EXERCISE GOAL —
Quote all of the data exactly as given. Skip every picture it contains.

DATASET CONTENT —

———

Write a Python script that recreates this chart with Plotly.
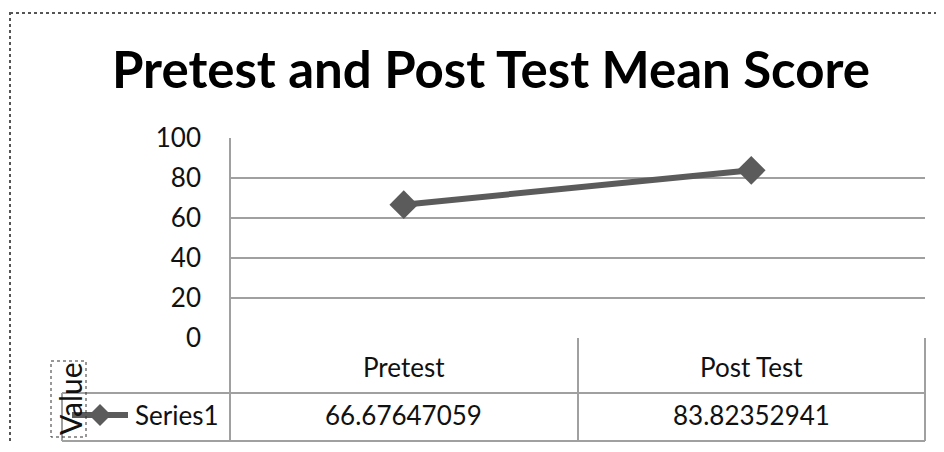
import plotly.graph_objects as go

categories = ["Pretest", "Post Test"]
series_name = "Series1"
values = [66.67647059, 83.82352941]
y_ticks = [0, 20, 40, 60, 80, 100]
title_text = "Pretest and Post Test Mean Score"
axis_title = "Value"

OFF = 8  # default page body margin
W, H = 944 - OFF, 452 - 2 * OFF
L, R, T, B = 230 - OFF, 925 - OFF, 138 - OFF, 338 - OFF  # plot area in figure pixels
FONT = "Lato, 'Open Sans', sans-serif"
GRID = "#a0a0a0"
LINE = "#5b5b5b"
TXT = "#111111"


def px(x):
    """reference page x -> paper x"""
    return (x - OFF - L) / (R - L)


def py(y):
    """reference page y -> paper y"""
    return (B - (y - OFF)) / (B - T)


fig = go.Figure()
fig.add_trace(go.Scatter(
    x=categories, y=values, mode="lines+markers", name=series_name,
    line=dict(color=LINE, width=6),
    marker=dict(symbol="diamond", size=22, color=LINE),
    cliponaxis=False, showlegend=False,
))

shapes = []
def hline(x0, x1, y, color=GRID, w=2):
    shapes.append(dict(type="line", xref="paper", yref="paper",
                       x0=px(x0), x1=px(x1), y0=py(y), y1=py(y),
                       line=dict(color=color, width=w)))

def vline(x, y0, y1, color=GRID, w=2):
    shapes.append(dict(type="line", xref="paper", yref="paper",
                       x0=px(x), x1=px(x), y0=py(y0), y1=py(y1),
                       line=dict(color=color, width=w)))

# data table grid
hline(230, 925, 393)
hline(62, 925, 441)
hline(62, 230, 393)
vline(230, 138, 441)
vline(578, 338, 441)
vline(925, 338, 441)
vline(62, 393, 441)

# legend key in table
shapes.append(dict(type="line", xref="paper", yref="paper",
                   x0=px(72), x1=px(128), y0=py(415), y1=py(415),
                   line=dict(color=LINE, width=6)))
shapes.append(dict(type="path", xref="paper", yref="paper",
                   xsizemode="pixel", ysizemode="pixel",
                   xanchor=px(100), yanchor=py(415),
                   path="M -11 0 L 0 11 L 11 0 L 0 -11 Z",
                   fillcolor=LINE, line=dict(color=LINE, width=0)))

# dotted box around axis title
shapes.append(dict(type="rect", xref="paper", yref="paper",
                   x0=px(51), x1=px(86), y0=py(361), y1=py(437),
                   line=dict(color="#333333", width=1, dash="dot")))

# outer dotted border
shapes.append(dict(type="rect", xref="paper", yref="paper",
                   x0=px(10), x1=px(980), y0=py(13), y1=py(490),
                   line=dict(color="#555555", width=2, dash="dot")))

annotations = []
for cat, val in zip(categories, values):
    annotations.append(dict(x=cat, xref="x", y=py(367), yref="paper",
                            xanchor="center", yanchor="middle",
                            text=cat, showarrow=False,
                            font=dict(family=FONT, size=26, color=TXT)))
    annotations.append(dict(x=cat, xref="x", y=py(415), yref="paper",
                            xanchor="center", yanchor="middle",
                            text=f"{val:.8f}", showarrow=False,
                            font=dict(family=FONT, size=26, color=TXT)))
annotations.append(dict(x=px(133), xref="paper", y=py(415), yref="paper",
                        text=series_name, showarrow=False,
                        xanchor="left", yanchor="middle",
                        font=dict(family=FONT, size=26, color=TXT)))
annotations.append(dict(x=px(70), xref="paper", y=py(399), yref="paper",
                        text=axis_title, showarrow=False, textangle=-90,
                        xanchor="center", yanchor="middle",
                        font=dict(family=FONT, size=30, color=TXT)))

fig.update_layout(
    width=W, height=H,
    margin=dict(l=L, r=W - R, t=T, b=H - B, pad=0),
    paper_bgcolor="white", plot_bgcolor="white",
    title=dict(text=f"<b>{title_text}</b>", x=(491 - OFF) / W, xref="container",
               y=1 - (70 - OFF) / H, yref="container", xanchor="center", yanchor="middle",
               font=dict(family=FONT, size=51, color="#000000")),
    xaxis=dict(range=[-0.5, 1.5], showticklabels=False, showgrid=False,
               zeroline=False, showline=False, fixedrange=True),
    yaxis=dict(range=[0, 100], tickvals=y_ticks, ticktext=[str(v) for v in y_ticks],
               showgrid=True, gridcolor=GRID, gridwidth=2, zeroline=False,
               showline=False, ticks="", ticklabelstandoff=28,
               tickfont=dict(family=FONT, size=26, color=TXT), fixedrange=True),
    shapes=shapes, annotations=annotations, showlegend=False,
)

fig.write_html("out.html")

———

RESULT FOR THIS TASK —
Write a Python script that recreates this chart with Plotly.
import plotly.graph_objects as go

categories = ["Pretest", "Post Test"]
series_name = "Series1"
values = [66.67647059, 83.82352941]
y_ticks = [0, 20, 40, 60, 80, 100]
title_text = "Pretest and Post Test Mean Score"
axis_title = "Value"

OFF = 8  # default page body margin
W, H = 944 - OFF, 452 - 2 * OFF
L, R, T, B = 230 - OFF, 925 - OFF, 138 - OFF, 338 - OFF  # plot area in figure pixels
FONT = "Lato, 'Open Sans', sans-serif"
GRID = "#a0a0a0"
LINE = "#5b5b5b"
TXT = "#111111"


def px(x):
    """reference page x -> paper x"""
    return (x - OFF - L) / (R - L)


def py(y):
    """reference page y -> paper y"""
    return (B - (y - OFF)) / (B - T)


fig = go.Figure()
fig.add_trace(go.Scatter(
    x=categories, y=values, mode="lines+markers", name=series_name,
    line=dict(color=LINE, width=6),
    marker=dict(symbol="diamond", size=22, color=LINE),
    cliponaxis=False, showlegend=False,
))

shapes = []
def hline(x0, x1, y, color=GRID, w=2):
    shapes.append(dict(type="line", xref="paper", yref="paper",
                       x0=px(x0), x1=px(x1), y0=py(y), y1=py(y),
                       line=dict(color=color, width=w)))

def vline(x, y0, y1, color=GRID, w=2):
    shapes.append(dict(type="line", xref="paper", yref="paper",
                       x0=px(x), x1=px(x), y0=py(y0), y1=py(y1),
                       line=dict(color=color, width=w)))

# data table grid
hline(230, 925, 393)
hline(62, 925, 441)
hline(62, 230, 393)
vline(230, 138, 441)
vline(578, 338, 441)
vline(925, 338, 441)
vline(62, 393, 441)

# legend key in table
shapes.append(dict(type="line", xref="paper", yref="paper",
                   x0=px(72), x1=px(128), y0=py(415), y1=py(415),
                   line=dict(color=LINE, width=6)))
shapes.append(dict(type="path", xref="paper", yref="paper",
                   xsizemode="pixel", ysizemode="pixel",
                   xanchor=px(100), yanchor=py(415),
                   path="M -11 0 L 0 11 L 11 0 L 0 -11 Z",
                   fillcolor=LINE, line=dict(color=LINE, width=0)))

# dotted box around axis title
shapes.append(dict(type="rect", xref="paper", yref="paper",
                   x0=px(51), x1=px(86), y0=py(361), y1=py(437),
                   line=dict(color="#333333", width=1, dash="dot")))

# outer dotted border
shapes.append(dict(type="rect", xref="paper", yref="paper",
                   x0=px(10), x1=px(980), y0=py(13), y1=py(490),
                   line=dict(color="#555555", width=2, dash="dot")))

annotations = []
for cat, val in zip(categories, values):
    annotations.append(dict(x=cat, xref="x", y=py(367), yref="paper",
                            xanchor="center", yanchor="middle",
                            text=cat, showarrow=False,
                            font=dict(family=FONT, size=26, color=TXT)))
    annotations.append(dict(x=cat, xref="x", y=py(415), yref="paper",
                            xanchor="center", yanchor="middle",
                            text=f"{val:.8f}", showarrow=False,
                            font=dict(family=FONT, size=26, color=TXT)))
annotations.append(dict(x=px(133), xref="paper", y=py(415), yref="paper",
                        text=series_name, showarrow=False,
                        xanchor="left", yanchor="middle",
                        font=dict(family=FONT, size=26, color=TXT)))
annotations.append(dict(x=px(70), xref="paper", y=py(399), yref="paper",
                        text=axis_title, showarrow=False, textangle=-90,
                        xanchor="center", yanchor="middle",
                        font=dict(family=FONT, size=30, color=TXT)))

fig.update_layout(
    width=W, height=H,
    margin=dict(l=L, r=W - R, t=T, b=H - B, pad=0),
    paper_bgcolor="white", plot_bgcolor="white",
    title=dict(text=f"<b>{title_text}</b>", x=(491 - OFF) / W, xref="container",
               y=1 - (70 - OFF) / H, yref="container", xanchor="center", yanchor="middle",
               font=dict(family=FONT, size=51, color="#000000")),
    xaxis=dict(range=[-0.5, 1.5], showticklabels=False, showgrid=False,
               zeroline=False, showline=False, fixedrange=True),
    yaxis=dict(range=[0, 100], tickvals=y_ticks, ticktext=[str(v) for v in y_ticks],
               showgrid=True, gridcolor=GRID, gridwidth=2, zeroline=False,
               showline=False, ticks="", ticklabelstandoff=28,
               tickfont=dict(family=FONT, size=26, color=TXT), fixedrange=True),
    shapes=shapes, annotations=annotations, showlegend=False,
)

fig.write_html("out.html")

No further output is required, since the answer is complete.